The book makes very clear that, down the years, Al-Qaeda's military weaknesses have been on account of its political weaknesses. These were manifest before 9/11 (even the relationship between the Taliban and Al-Qaeda before 9/11 was nowhere near as cosy as widely assumed) and they are especially pronounced now. It is true that the movement has a presence in places like Yemen, and several plots have been allegedly traced to there. But rather than see this as a revival of a transnational Jihad, its off-shoots should be understood as `franchise' elements, inspired by the tenets of Bin Laden's example and ideology, but not centrally directed by his successors. The fragmented nature of the organisation makes such central coordination all but impossible. Further, it does not follow that the local presence of Al-Qaeda inspired elements in trouble spots like Somalia and Yemen means that the prospects of a revived global Jihad are going to improve anytime soon. The various strands are too disparate to coalesce into any such entity.
This is not to say that Gerges is complacent. He does not say that terrorism is no longer a threat. The global, transnational jihad terrorist model has exhausted itself but there is a noticeable ideological disaffection among young Muslims resident in the West. This provides tinder for the replication of the `franchise' model of terrorism closer to home, and indeed the example of the failed Christmas Day airliner bombing in 2009 seems to be the shape of terrorism to come in the near to intermediate future.

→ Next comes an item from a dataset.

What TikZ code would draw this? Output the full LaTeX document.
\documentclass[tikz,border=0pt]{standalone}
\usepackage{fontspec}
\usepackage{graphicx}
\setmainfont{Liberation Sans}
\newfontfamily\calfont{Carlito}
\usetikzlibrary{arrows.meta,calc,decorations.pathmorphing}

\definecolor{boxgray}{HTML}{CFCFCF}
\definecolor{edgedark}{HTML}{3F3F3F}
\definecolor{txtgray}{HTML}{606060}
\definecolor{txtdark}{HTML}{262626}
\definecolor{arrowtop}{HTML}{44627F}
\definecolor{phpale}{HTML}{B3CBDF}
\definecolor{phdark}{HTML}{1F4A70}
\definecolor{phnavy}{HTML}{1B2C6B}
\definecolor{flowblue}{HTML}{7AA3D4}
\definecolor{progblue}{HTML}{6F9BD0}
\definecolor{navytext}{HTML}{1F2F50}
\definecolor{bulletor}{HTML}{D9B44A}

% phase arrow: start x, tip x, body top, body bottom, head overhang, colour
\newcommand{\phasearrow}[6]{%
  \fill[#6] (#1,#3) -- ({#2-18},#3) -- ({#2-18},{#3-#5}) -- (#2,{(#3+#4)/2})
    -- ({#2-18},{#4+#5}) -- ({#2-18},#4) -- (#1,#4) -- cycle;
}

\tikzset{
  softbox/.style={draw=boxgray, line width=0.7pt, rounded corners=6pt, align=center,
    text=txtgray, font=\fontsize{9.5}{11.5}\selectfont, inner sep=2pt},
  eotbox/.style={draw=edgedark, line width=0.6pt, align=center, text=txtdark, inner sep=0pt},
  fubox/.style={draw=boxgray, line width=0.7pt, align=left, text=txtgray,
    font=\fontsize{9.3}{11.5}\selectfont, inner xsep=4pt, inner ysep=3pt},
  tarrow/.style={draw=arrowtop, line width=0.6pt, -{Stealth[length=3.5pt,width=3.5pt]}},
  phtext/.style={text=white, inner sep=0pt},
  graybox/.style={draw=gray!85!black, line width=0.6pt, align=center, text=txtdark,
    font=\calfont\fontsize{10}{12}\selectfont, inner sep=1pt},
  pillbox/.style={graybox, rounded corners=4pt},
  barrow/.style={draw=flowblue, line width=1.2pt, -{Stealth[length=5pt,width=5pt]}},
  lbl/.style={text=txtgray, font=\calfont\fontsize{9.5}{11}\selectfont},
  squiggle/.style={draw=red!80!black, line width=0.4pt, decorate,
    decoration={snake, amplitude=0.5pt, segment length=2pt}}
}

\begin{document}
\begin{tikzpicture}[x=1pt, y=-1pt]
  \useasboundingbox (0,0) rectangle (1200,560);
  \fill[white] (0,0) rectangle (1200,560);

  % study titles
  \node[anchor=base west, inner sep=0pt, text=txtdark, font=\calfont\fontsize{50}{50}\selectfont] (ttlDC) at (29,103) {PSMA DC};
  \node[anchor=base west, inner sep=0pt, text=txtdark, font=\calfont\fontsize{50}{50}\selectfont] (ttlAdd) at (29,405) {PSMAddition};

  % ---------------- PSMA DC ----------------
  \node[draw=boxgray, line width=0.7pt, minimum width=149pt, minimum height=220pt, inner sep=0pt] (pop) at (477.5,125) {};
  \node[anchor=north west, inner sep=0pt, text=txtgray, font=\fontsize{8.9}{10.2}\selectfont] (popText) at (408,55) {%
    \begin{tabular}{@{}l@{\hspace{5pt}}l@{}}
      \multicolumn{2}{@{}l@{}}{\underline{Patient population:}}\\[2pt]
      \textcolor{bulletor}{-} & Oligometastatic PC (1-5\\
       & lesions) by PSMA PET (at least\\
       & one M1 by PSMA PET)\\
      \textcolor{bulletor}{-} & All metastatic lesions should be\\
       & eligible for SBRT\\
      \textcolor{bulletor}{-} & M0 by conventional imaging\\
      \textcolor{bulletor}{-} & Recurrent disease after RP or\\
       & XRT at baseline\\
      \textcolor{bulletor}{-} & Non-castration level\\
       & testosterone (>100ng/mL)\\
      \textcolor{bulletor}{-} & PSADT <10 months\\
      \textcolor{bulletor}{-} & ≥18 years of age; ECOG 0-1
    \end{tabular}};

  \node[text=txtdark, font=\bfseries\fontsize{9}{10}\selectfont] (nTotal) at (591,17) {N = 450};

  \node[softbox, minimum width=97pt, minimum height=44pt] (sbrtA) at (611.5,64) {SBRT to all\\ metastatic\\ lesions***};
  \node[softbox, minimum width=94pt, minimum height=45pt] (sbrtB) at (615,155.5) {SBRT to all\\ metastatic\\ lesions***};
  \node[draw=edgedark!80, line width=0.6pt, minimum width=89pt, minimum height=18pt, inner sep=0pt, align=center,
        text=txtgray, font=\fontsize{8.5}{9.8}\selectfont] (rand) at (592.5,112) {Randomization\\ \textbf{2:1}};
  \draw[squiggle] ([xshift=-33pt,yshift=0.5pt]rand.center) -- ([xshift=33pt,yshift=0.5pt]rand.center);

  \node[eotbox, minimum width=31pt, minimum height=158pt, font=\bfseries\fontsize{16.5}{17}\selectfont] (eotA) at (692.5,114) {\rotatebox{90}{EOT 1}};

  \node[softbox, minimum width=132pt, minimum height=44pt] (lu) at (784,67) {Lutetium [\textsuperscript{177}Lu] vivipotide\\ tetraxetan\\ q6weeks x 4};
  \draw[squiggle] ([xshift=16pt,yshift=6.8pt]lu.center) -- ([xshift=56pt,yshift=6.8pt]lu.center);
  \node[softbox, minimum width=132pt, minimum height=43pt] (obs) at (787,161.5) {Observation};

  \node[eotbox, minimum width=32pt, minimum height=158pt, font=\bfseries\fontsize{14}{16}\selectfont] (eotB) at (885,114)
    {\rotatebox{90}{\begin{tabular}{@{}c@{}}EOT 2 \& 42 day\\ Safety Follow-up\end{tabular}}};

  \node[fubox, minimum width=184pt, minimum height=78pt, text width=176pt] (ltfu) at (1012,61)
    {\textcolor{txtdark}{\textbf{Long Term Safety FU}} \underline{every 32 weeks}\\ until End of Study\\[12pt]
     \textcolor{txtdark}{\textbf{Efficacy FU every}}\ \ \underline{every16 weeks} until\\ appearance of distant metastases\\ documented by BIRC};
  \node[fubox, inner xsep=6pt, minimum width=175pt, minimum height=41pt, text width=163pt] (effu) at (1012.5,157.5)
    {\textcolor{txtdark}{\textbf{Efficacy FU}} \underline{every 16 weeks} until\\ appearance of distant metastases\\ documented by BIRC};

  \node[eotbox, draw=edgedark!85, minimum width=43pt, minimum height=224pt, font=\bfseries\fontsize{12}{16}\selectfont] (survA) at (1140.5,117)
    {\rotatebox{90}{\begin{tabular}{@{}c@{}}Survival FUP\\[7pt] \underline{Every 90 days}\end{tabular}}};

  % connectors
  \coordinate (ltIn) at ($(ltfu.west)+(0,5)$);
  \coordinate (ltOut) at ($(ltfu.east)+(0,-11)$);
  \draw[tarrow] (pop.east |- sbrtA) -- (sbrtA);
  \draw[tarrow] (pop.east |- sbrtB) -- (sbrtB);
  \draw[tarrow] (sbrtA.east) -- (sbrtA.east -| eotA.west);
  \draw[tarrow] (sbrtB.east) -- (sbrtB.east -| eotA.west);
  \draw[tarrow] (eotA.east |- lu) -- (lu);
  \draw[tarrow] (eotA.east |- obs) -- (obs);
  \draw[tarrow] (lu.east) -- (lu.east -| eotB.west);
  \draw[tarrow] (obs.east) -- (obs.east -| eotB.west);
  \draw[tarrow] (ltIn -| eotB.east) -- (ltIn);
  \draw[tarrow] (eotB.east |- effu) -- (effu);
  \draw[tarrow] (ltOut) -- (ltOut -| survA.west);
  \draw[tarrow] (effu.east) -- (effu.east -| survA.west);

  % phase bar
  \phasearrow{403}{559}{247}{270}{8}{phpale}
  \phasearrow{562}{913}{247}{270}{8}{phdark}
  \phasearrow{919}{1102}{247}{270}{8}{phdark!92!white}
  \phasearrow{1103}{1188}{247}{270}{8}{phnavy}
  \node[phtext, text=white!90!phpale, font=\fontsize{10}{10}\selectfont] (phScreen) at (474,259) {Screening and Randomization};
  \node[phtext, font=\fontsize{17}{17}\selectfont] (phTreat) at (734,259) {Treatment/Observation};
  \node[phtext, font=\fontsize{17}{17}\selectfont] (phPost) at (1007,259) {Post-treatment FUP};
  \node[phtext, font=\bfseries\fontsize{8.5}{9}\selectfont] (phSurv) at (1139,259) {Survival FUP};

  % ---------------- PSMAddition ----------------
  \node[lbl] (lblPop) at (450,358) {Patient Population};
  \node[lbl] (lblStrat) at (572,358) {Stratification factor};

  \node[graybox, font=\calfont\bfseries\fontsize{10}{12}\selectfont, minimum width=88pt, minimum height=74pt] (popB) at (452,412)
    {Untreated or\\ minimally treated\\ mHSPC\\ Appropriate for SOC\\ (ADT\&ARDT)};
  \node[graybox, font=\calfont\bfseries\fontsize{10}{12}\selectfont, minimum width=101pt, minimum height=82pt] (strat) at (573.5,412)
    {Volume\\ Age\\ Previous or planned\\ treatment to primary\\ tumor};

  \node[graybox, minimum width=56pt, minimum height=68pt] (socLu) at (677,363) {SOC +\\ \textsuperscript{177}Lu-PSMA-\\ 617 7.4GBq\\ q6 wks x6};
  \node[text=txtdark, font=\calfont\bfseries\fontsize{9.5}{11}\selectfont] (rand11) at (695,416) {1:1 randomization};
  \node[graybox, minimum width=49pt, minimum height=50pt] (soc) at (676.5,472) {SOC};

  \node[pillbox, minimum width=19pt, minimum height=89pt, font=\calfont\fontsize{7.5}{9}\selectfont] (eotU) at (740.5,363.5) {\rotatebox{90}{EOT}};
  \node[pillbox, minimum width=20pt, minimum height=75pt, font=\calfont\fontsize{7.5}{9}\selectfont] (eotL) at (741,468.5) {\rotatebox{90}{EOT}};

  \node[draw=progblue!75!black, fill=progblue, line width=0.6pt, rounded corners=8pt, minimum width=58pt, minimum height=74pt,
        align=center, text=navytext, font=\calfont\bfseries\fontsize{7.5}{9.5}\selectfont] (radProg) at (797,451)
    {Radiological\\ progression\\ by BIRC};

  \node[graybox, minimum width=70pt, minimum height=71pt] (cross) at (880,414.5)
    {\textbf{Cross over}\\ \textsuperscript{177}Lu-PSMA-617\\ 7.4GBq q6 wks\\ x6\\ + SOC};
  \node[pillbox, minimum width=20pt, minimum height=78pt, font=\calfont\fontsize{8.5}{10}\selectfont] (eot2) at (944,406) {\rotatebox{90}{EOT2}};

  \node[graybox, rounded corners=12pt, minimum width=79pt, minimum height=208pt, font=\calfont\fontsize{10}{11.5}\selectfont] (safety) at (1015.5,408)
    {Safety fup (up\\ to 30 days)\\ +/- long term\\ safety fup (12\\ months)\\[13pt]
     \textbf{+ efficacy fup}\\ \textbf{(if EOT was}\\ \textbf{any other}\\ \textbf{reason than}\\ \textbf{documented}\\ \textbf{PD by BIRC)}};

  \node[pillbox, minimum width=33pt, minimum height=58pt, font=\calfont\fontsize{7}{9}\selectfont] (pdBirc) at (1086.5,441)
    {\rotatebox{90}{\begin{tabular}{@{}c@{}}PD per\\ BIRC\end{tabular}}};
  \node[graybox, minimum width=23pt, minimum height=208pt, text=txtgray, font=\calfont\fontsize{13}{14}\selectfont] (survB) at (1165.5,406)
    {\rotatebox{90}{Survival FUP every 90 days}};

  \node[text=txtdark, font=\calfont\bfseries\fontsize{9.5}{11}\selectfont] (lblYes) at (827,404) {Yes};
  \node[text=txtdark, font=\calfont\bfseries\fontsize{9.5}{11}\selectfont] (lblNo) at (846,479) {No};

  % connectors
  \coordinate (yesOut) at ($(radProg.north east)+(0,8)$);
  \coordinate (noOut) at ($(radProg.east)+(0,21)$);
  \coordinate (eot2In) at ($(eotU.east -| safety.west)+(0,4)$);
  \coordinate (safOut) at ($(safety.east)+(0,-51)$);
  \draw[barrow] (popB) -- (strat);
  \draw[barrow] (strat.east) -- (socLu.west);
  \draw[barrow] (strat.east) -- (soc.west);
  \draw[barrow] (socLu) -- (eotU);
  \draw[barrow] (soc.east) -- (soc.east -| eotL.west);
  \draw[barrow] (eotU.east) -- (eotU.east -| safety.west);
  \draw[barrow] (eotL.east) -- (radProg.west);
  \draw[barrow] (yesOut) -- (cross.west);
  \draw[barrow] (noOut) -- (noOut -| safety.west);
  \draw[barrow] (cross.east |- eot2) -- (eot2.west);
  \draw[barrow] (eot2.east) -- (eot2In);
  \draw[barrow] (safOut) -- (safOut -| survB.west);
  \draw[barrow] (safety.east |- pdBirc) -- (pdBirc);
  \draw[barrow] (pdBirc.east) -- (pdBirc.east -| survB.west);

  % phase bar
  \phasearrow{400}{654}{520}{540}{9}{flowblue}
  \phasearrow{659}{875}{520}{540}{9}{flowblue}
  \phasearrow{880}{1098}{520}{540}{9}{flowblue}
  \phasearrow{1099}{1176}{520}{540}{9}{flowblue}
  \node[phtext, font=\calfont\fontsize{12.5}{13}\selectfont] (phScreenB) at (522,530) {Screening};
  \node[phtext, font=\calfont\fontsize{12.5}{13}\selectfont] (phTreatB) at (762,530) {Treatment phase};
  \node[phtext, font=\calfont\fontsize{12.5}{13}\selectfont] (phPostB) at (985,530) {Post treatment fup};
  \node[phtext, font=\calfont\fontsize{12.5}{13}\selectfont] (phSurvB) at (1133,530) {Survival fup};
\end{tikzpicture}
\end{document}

For Gerges the roots of this disaffection are in the West's on-going 'War on Terror' in Afghanistan-Pakistan and the `occupation' of Muslim lands. Although I differ from him regarding this, I accept his point that terrorism needs to be seen as a criminal and local threat, not an ideological, transnational menance. The scale of threat needs to be properly appraised. There are after all many possible threats and harms and proposed remedies need to be assessed in terms of costs and benefits. A dollar spent on fighting the threat of terrorism is a dollar that is not spent to fight another threat, like pandemic flu. With regards to terrorism, cost-benefit thinking has gone out of the window. Instead we have a never-ending demand on the part of an ever-inflating terrorism industry of a greater and greater share of resources, with no sense of competing priorities.
Overall, this book cuts Al-Qaeda down to the size. For this reason, many security experts will in all likelihood not bother to read this book, for many of them may have to look for work elsewhere if they accepted its analysis. Nonetheless, it deserves the widest readership and the broadest discussion.